Ten years from today, I expect that we'll look back on the 2008-2009 market deba-cle and shake our heads at the naive way that advisors expected a diversified portfolio of market-traded securities to somehow avoid downturns when there was panic everywhere in market-traded securities. I expect that this will be the decade when quasi-public companies will go straight to the investing public for their funding, when UMA platforms will allow every advisor to pool client assets and build a portfolio of startups, timberland, well-managed cattle farms, oil wells and coal fields–operating businesses with tangible assets whose veracity and accounting will be overseen by the same auditors who currently check the books at Fortune 500 companies.

In that future day, MPT will have been modified and made more complex, with leptokurtotic distributional models of quarterly and yearly returns, evaluations of the correlations (and shifts in correlations) of individual assets within each asset class, detailed comparisons of current valuations versus historical norms and expected inflation, interest rates and turns in the domestic and global business cycles. I expect that there will be a bifurcation between asset managers and financial planners; advisors who enjoy the client-facing planning work will delegate the invest-ment stuff to professionals who enjoy digging into all this new investment complexity, and larger companies who will handle the investments on an outsource basis. The difference between that and sales is that the client-facing planners will monitor the costs and activities of the investment managers on behalf of clients.

In general, I suspect, we will look back at the investment portfolios of 2010 as hopelessly naive and simplistic.

In the year 2000, the Internet was just finding its legs, and it was still possible to hear grumbling from some of its pioneers that the "greedheads" were taking over and actually applying business models to their web activities. Access to the web was slow, and what we found was relatively unsophisticated.

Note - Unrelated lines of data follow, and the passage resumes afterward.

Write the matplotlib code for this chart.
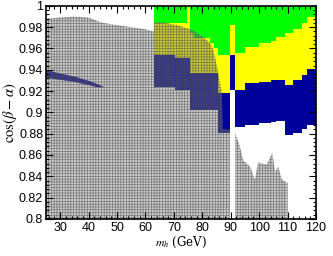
import matplotlib
matplotlib.use("Agg")
from matplotlib import pyplot as plt
from matplotlib.ticker import MultipleLocator
import numpy as np

plt.rcParams['font.family'] = ['Liberation Sans', 'DejaVu Sans']
plt.rcParams['mathtext.fontset'] = 'stix'
plt.rcParams['hatch.linewidth'] = 0.5

# column edges (GeV) of the coloured region
col_x = [63, 70.4, 74.6, 75.6, 77, 82.7, 84, 85.5, 87, 89.7, 91.5, 95, 100,
         104, 106, 109, 112, 115, 117, 120]
# green / yellow boundary
y_gy = [0.984, 0.984, 1.0, 0.975, 0.970, 0.965, 0.960, 0.954, 0.954, 0.982,
        0.956, 0.961, 0.965, 0.967, 0.971, 0.975, 0.978, 0.984, 0.990, 0.990]
# yellow / blue boundary
y_yb = [0.954, 0.951, 0.951, 0.937, 0.937, 0.937, 0.937, 0.918, 0.918, 0.954,
        0.921, 0.928, 0.929, 0.930, 0.930, 0.926, 0.930, 0.935, 0.941, 0.941]
# lower edge of blue
y_bl = [0.924, 0.921, 0.921, 0.902, 0.902, 0.902, 0.902, 0.881, 0.881, 0.921,
        0.886, 0.888, 0.890, 0.891, 0.892, 0.879, 0.881, 0.884, 0.888, 0.888]

# blue strip at low mass
strip_x = [25, 30, 35, 40, 43, 45.5]
strip_top = [0.940, 0.937, 0.934, 0.930, 0.927, 0.924]
strip_bot = [0.933, 0.931, 0.929, 0.926, 0.924, 0.924]

# grey (hatched) region, split by the gap near 90 GeV
grey1_x = [25, 30, 35, 40, 45, 50, 55, 60, 62.9, 63, 65, 71, 74.6, 76.7, 80.2,
           82.7, 83.8, 85.2, 86.2, 86.9, 87.2, 89.7]
grey1_y = [0.988, 0.989, 0.990, 0.989, 0.984, 0.982, 0.980, 0.978, 0.976, 0.984,
           0.985, 0.982, 0.979, 0.977, 0.971, 0.965, 0.959, 0.943, 0.928, 0.918,
           0.884, 0.884]
grey2_x = [91.5, 93, 94.4, 96.8, 98.5, 99.6, 102.7, 104.6, 105.6, 106.7, 108,
           109.7, 110]
grey2_y = [0.881, 0.870, 0.855, 0.849, 0.837, 0.853, 0.851, 0.862, 0.844, 0.849,
           0.837, 0.834, 0.834]

green = '#00ff00'
yellow = '#ffff00'
blue = '#00009a'

fig = plt.figure(figsize=(3.33, 2.56), dpi=100)
ax = fig.add_axes([0.138, 0.145, 0.811, 0.832])

ax.fill_between(col_x, y_gy, 1.0, step='post', color=green, lw=0)
ax.fill_between(col_x, y_yb, y_gy, step='post', color=yellow, lw=0)
ax.fill_between(col_x, y_bl, y_yb, step='post', color=blue, lw=0)
ax.fill_between(strip_x, strip_bot, strip_top, color=blue, lw=0)

for gx, gy in [(grey1_x, grey1_y), (grey2_x, grey2_y)]:
    ax.fill_between(gx, 0.8, gy, facecolor=(0.5, 0.5, 0.5, 0.4),
                    edgecolor=(0.3, 0.3, 0.3, 0.65), hatch='++++++', lw=0)

ax.set_xlim(25, 120)
ax.set_ylim(0.8, 1.0)
ax.xaxis.set_major_locator(MultipleLocator(10))
ax.xaxis.set_minor_locator(MultipleLocator(2))
ax.yaxis.set_major_locator(MultipleLocator(0.02))
ax.yaxis.set_minor_locator(MultipleLocator(0.004))
ax.set_yticks([0.8, 0.82, 0.84, 0.86, 0.88, 0.9, 0.92, 0.94, 0.96, 0.98, 1.0])
ax.set_yticklabels(['0.8', '0.82', '0.84', '0.86', '0.88', '0.9', '0.92',
                    '0.94', '0.96', '0.98', '1'])
ax.tick_params(which='both', direction='in', top=True, right=True,
               labelsize=9, width=0.8, pad=2)
ax.tick_params(which='major', length=5)
ax.tick_params(which='minor', length=2.5)
for s in ax.spines.values():
    s.set_linewidth(1.2)

ax.set_xlabel(r'$m_h$ (GeV)', family='serif', fontsize=8.5, labelpad=1)
ax.set_ylabel(r'$\cos(\beta-\alpha)$', fontsize=10.5, labelpad=0)

fig.savefig('out.png', dpi=100)
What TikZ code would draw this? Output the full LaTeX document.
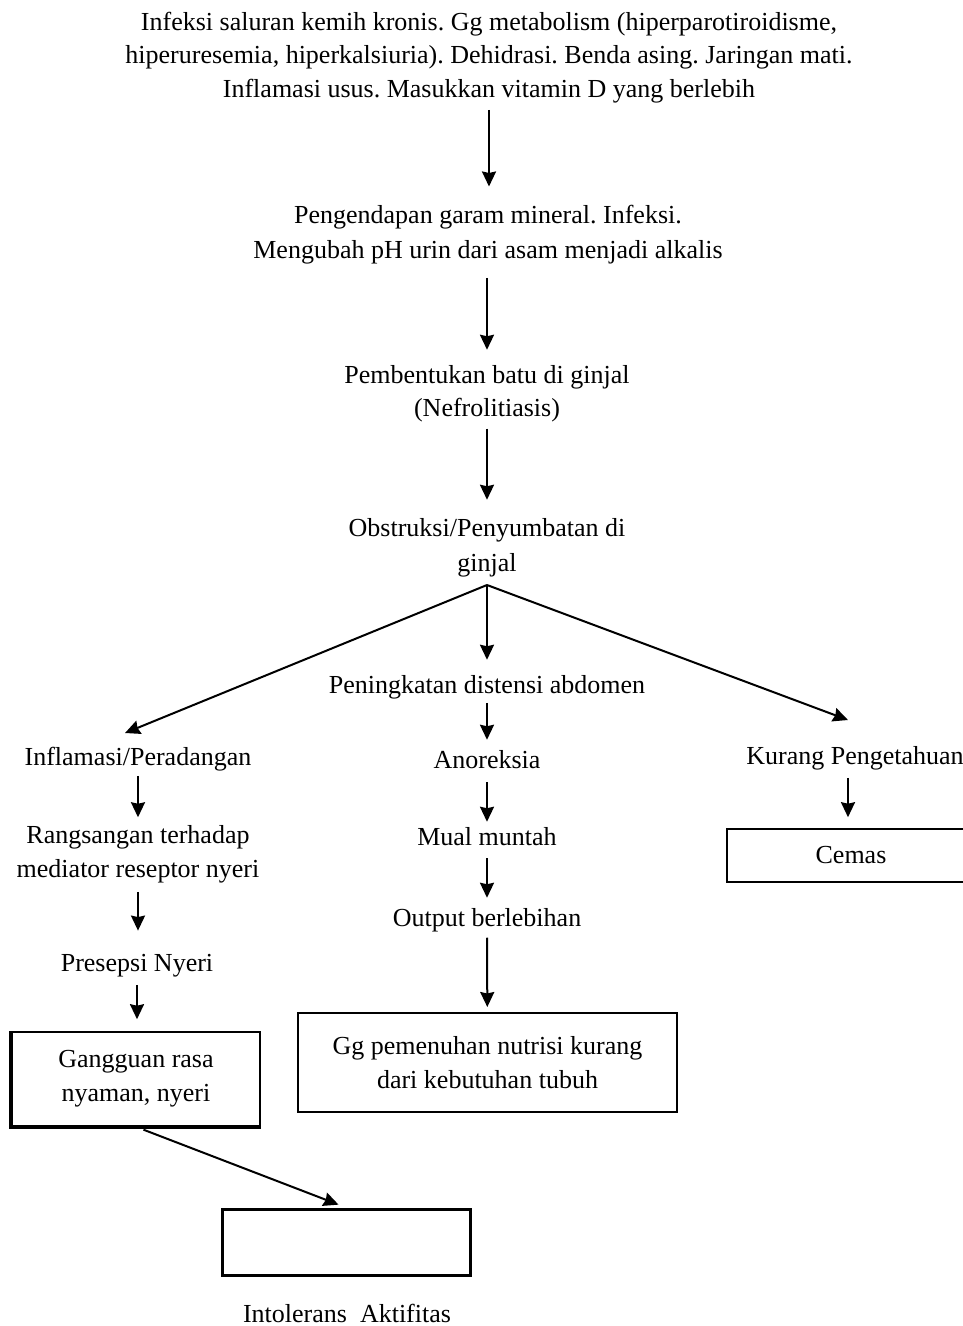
\documentclass[tikz,border=0pt]{standalone}
\usepackage{fontspec}
\setmainfont{Liberation Serif}
\usetikzlibrary{arrows.meta}
\frenchspacing
\begin{document}
\begin{tikzpicture}[x=1pt,y=-1pt,
  txt/.style={inner sep=0pt,align=center,anchor=base,font=\fontsize{26}{34}\selectfont},
  boxnode/.style={draw,line width=1.6pt,inner sep=0pt,align=center,font=\fontsize{26}{34}\selectfont},
  arr/.style={line width=2pt,-{Stealth[length=15pt,width=14pt,inset=1.5pt]}}]
\useasboundingbox[fill=white] (0,0) rectangle (963,1326);
% text nodes (anchor base = baseline of last line)
\node[txt,font=\fontsize{26}{33.5}\selectfont] (t1) at (489,97) {Infeksi saluran kemih kronis. Gg metabolism (hiperparotiroidisme,\\hiperuresemia, hiperkalsiuria). Dehidrasi. Benda asing. Jaringan mati.\\Inflamasi usus. Masukkan vitamin D yang berlebih};
\node[txt,font=\fontsize{26}{35}\selectfont] (t2) at (488,258) {Pengendapan garam mineral. Infeksi.\\Mengubah pH urin dari asam menjadi alkalis};
\node[txt,font=\fontsize{26}{33}\selectfont] (t3) at (487,416) {Pembentukan batu di ginjal\\(Nefrolitiasis)};
\node[txt,font=\fontsize{26}{35}\selectfont] (t4) at (487,571) {Obstruksi/Penyumbatan di\\ginjal};
\coordinate (br) at (487,585);
\node[txt] (pen) at (487,693) {Peningkatan distensi abdomen};
\node[txt] (inf) at (138,765) {Inflamasi/Peradangan};
\node[txt] (ano) at (487,768) {Anoreksia};
\node[txt] (kur) at (855,764) {Kurang Pengetahuan};
\node[txt,font=\fontsize{26}{33.5}\selectfont] (ran) at (138,877) {Rangsangan terhadap\\mediator reseptor nyeri};
\node[txt] (mua) at (487,845) {Mual muntah};
\node[boxnode,minimum width=248pt,minimum height=53pt] (cem) at (851,855.5) {Cemas};
\node[txt] (out) at (487,926) {Output berlebihan};
\node[txt] (pre) at (137,971) {Presepsi Nyeri};
\node[boxnode,minimum width=248pt,minimum height=94pt] (gan) at (136,1079) {Gangguan rasa\\nyaman, nyeri};
\draw[line width=3.5pt] (gan.north west) -- (gan.south west) -- (gan.south east);
\node[boxnode,line width=2pt,minimum width=379pt,minimum height=99pt] (nut) at (487.5,1062.5) {Gg pemenuhan nutrisi kurang\\dari kebutuhan tubuh};
\node[boxnode,line width=3pt,minimum width=248pt,minimum height=66pt] (emp) at (346,1242) {};
\node[txt] (int) at (347,1322) {Intolerans~ Aktifitas};
\coordinate (le) at (125,733);
\coordinate (re) at (848,720);
% connectors
\draw[arr,shorten <=7pt,shorten >=18pt] (t1.south) -- (t1.south |- t2.north);
\draw[arr,shorten <=14pt,shorten >=15pt] (t3.north |- t2.south) -- (t3.north);
\draw[arr,shorten <=7pt,shorten >=18pt] (t3) -- (t4);
\draw[arr,shorten >=15pt] (br) -- (pen);
\draw[arr] (br) -- (le);
\draw[arr] (br) -- (re);
\draw[arr,shorten <=4pt,shorten >=10pt] (pen) -- (ano);
\draw[arr,shorten <=5pt,shorten >=8pt] (inf.south) -- (inf.south |- ran.north);
\draw[arr,shorten <=14pt,shorten >=5pt] (ano) -- (mua);
\draw[arr,shorten <=8pt,shorten >=11pt] ([xshift=-7pt]kur.south) -- ([xshift=-7pt]kur.south |- cem.north);
\draw[arr,shorten <=9pt,shorten >=23pt] (ran) -- (ran |- pre.north);
\draw[arr,shorten <=13pt,shorten >=10pt] (mua) -- (out);
\draw[arr,shorten <=8pt,shorten >=12pt] (pre) -- (pre |- gan.north);
\draw[arr,shorten <=6pt,shorten >=5pt] (out) -- (nut);
\draw[arr,shorten <=8pt,shorten >=8pt] (gan.south) -- (emp.north);
\end{tikzpicture}
\end{document}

Ten years from now, I will be astonished if we are still typing on keyboards the way we do today. I expect the Web to be not just interactive, but visually active, where we will talk to each other and view recorded video messages sent and received like e-mails. This newsletter service will become an audio file, and then a video presentation, with the text available side by side with the author's discussion of issues and events. Discussion boards will become more active and interactive, more personal and more visual–and all of it will be convertible on demand to text files, as text files will be convertible to audio files.

This next wave of information overload will, paradoxically, lead to a greater reliance on professionals to filter and sort and summarize what's going on. Most of you realize that much of what you read about financial services and investments in the consumer press is naive at best, and often wrong, and I think we all suspect that doctors, lawyers, scientists, artists and pretty much everybody else realizes the same limitations of the press in their respective fields. People will turn to their professionals in each area to find out what they aren't hearing, and eventually the information on the Internet (which is where the press will be, as well as more detailed information sources) will be scanned mostly by professionals, who will offer their own blogs and summaries to their clients.

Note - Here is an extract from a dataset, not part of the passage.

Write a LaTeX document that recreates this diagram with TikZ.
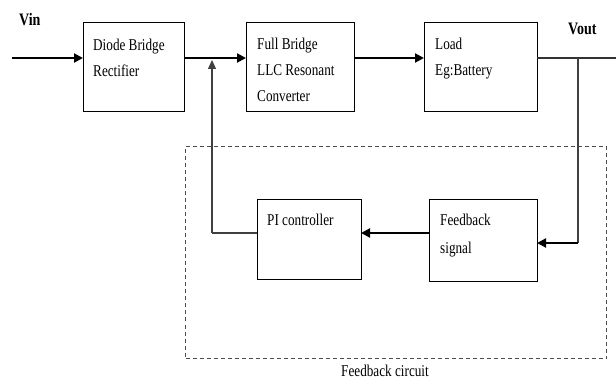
\documentclass[tikz,border=0pt]{standalone}
\usepackage{fontspec}
\setmainfont{Liberation Serif}[FakeStretch=0.8]
\usetikzlibrary{arrows.meta,calc}
\begin{document}
\begin{tikzpicture}[x=1pt,y=-1pt,
  blk/.style={draw,line width=1pt,rectangle,inner sep=0pt,outer sep=0pt,anchor=north west},
  lbl/.style={inner sep=0pt,align=left,anchor=base west,font=\fontsize{16.5}{26}\selectfont},
  ttl/.style={inner sep=0pt,anchor=base west,font=\fontsize{17.5}{18}\selectfont\bfseries},
  wire/.style={line width=2pt},
  arr/.style={wire,-{Triangle[length=9pt,width=9pt]}},
  thinw/.style={line width=1.3pt,draw=black!75}]
\useasboundingbox (0,0) rectangle (616,385);
% boxes
\node[blk,minimum width=101pt,minimum height=89pt] (rect) at (83,23) {};
\node[blk,minimum width=108pt,minimum height=89pt] (llc) at (246,23) {};
\node[blk,minimum width=113pt,minimum height=89pt] (load) at (424,23) {};
\node[blk,minimum width=104pt,minimum height=80pt] (pi) at (257,199) {};
\node[blk,minimum width=108pt,minimum height=82pt] (fb) at (429,199) {};
% labels (anchor = baseline of last line)
\node[lbl] (trect) at ($(rect.north west)+(10,54)$) {Diode Bridge\\Rectifier};
\node[lbl] (tllc) at ($(llc.north west)+(11,79)$) {Full Bridge\\LLC Resonant\\Converter};
\node[lbl] (tload) at ($(load.north west)+(11,53)$) {Load\\Eg:Battery};
\node[lbl] (tpi) at ($(pi.north west)+(10,26)$) {PI controller};
\node[lbl,font=\fontsize{16.5}{28}\selectfont] (tfb) at ($(fb.north west)+(11,54)$) {Feedback\\signal};
\node[ttl] (vin) at (19,26) {Vin};
\node[ttl] (vout) at (568,35) {Vout};
\node[lbl,anchor=base] (fbc) at (385,376) {Feedback circuit};
% dashed feedback region
\node[draw=black!70,dash pattern=on 4pt off 3pt,line width=1pt,rectangle,
  minimum width=421pt,minimum height=212pt,anchor=north west,inner sep=0pt] (fbreg) at (185,146) {};
% coordinates
\coordinate (in) at (12,58);
\coordinate (jn) at (212,58);
\coordinate (outend) at (616,58);
\coordinate (tap) at (578,58);
\coordinate (tapdn) at (578,243);
\coordinate (picorner) at (212,233);
% connectors
\draw[arr] (in) -- (rect.west |- in);
\draw[arr] (rect.east |- in) -- (llc.west |- in);
\draw[arr] (llc.east |- in) -- (load.west |- in);
\draw[wire,draw=black!80] (load.east |- in) -- (outend);
\draw[thinw] (tap) -- (tapdn);
\draw[arr] (tapdn) -- (fb.east |- tapdn);
\draw[arr] (fb.west |- picorner) -- (pi.east |- picorner);
\draw[thinw] (pi.west |- picorner) -- (picorner);
\draw[thinw,-{Triangle[length=9pt,width=8pt]}] (picorner) -- ($(jn)+(0,2)$);
\end{tikzpicture}
\end{document}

Between now and 2020, I expect the planning profession to BE a profession, to have created its own fiduciary standards, to have enforceable standards of practice, and state boards of financial planning. The few dead-enders who believe in a commission model will be increasingly sold out by product vendors who see the handwriting on the wall and cut the loads the way the mutual fund industry did way back in the Dark Ages of the 1990s.

Like all people in all ages, we will look back on the world ten years ago and wonder at how naive and primitive it all was. And maybe we will be bold enough to write predictions for the next ten years which will probably fall short of the remarkable things that actually take place.